We seem to proclaim that people matter at home and at work. The incentives to promote humanness among team members at work seem crystal clear yet they often give way to humanness at home. Hanks and Horn are gelled by a system of reconnaissance—an often goofy yet loosely reality-based escape of learning about New York City the way an anthropologist-researcher might. Their engagement driven by learning was both mutual and joyful.
So I started thinking what systems might we offer that play to a person’s gifts in our home lives? How creative can we be as fathers and mothers to serve our children in their developing worlds? You see, Oskar Schell was a fearful boy whose obsessions and curiosities were drawn into the system of exploring that his father crafted for him. Where has all our parental creativity gone these days anyway?
The CEOs and COOs of American households are the fathers, mothers, and parental units that drive engagement—a duty we often seem to forget. Without giving away the movie’s secrets, I’ll wrap up this post with one final, shameless, systems “plug” and use Chip Conley’s Emotional Equation, Simple Truths for Creating Happiness + Success as inspiration to punctuate my point.

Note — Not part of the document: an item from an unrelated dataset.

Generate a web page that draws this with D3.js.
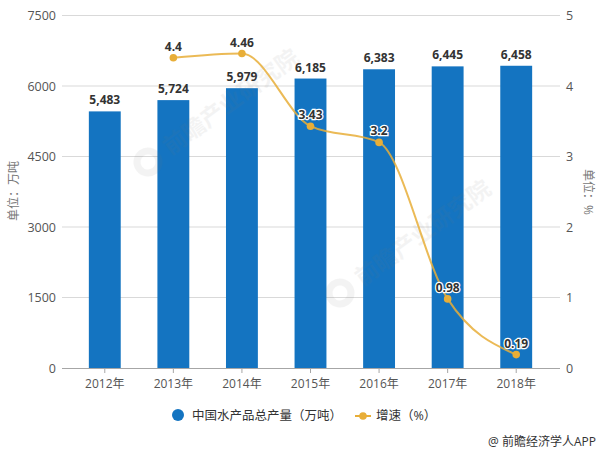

Family engagement needs an equation much like despair, grief, happiness and joy, and here it is:
Family Love and Unity = Engagement x Gifts x Time
Oskar’s despair was a function of the love he felt thanks to his father’s engagement with their mutual gifts over time.
In our lives, we all seem to strive for love—both giving and receiving it. We can get to love through engagement via systems of gifts—or unique people offerings—over time.
You can add systems to “get to” engagement. You know your gifts and the others around you. But beware: You simply don’t have control over time.
Daldry’s film reawakened my personal awareness toward the one factor that contributes to family love and unit that I can’t control so easily: Time.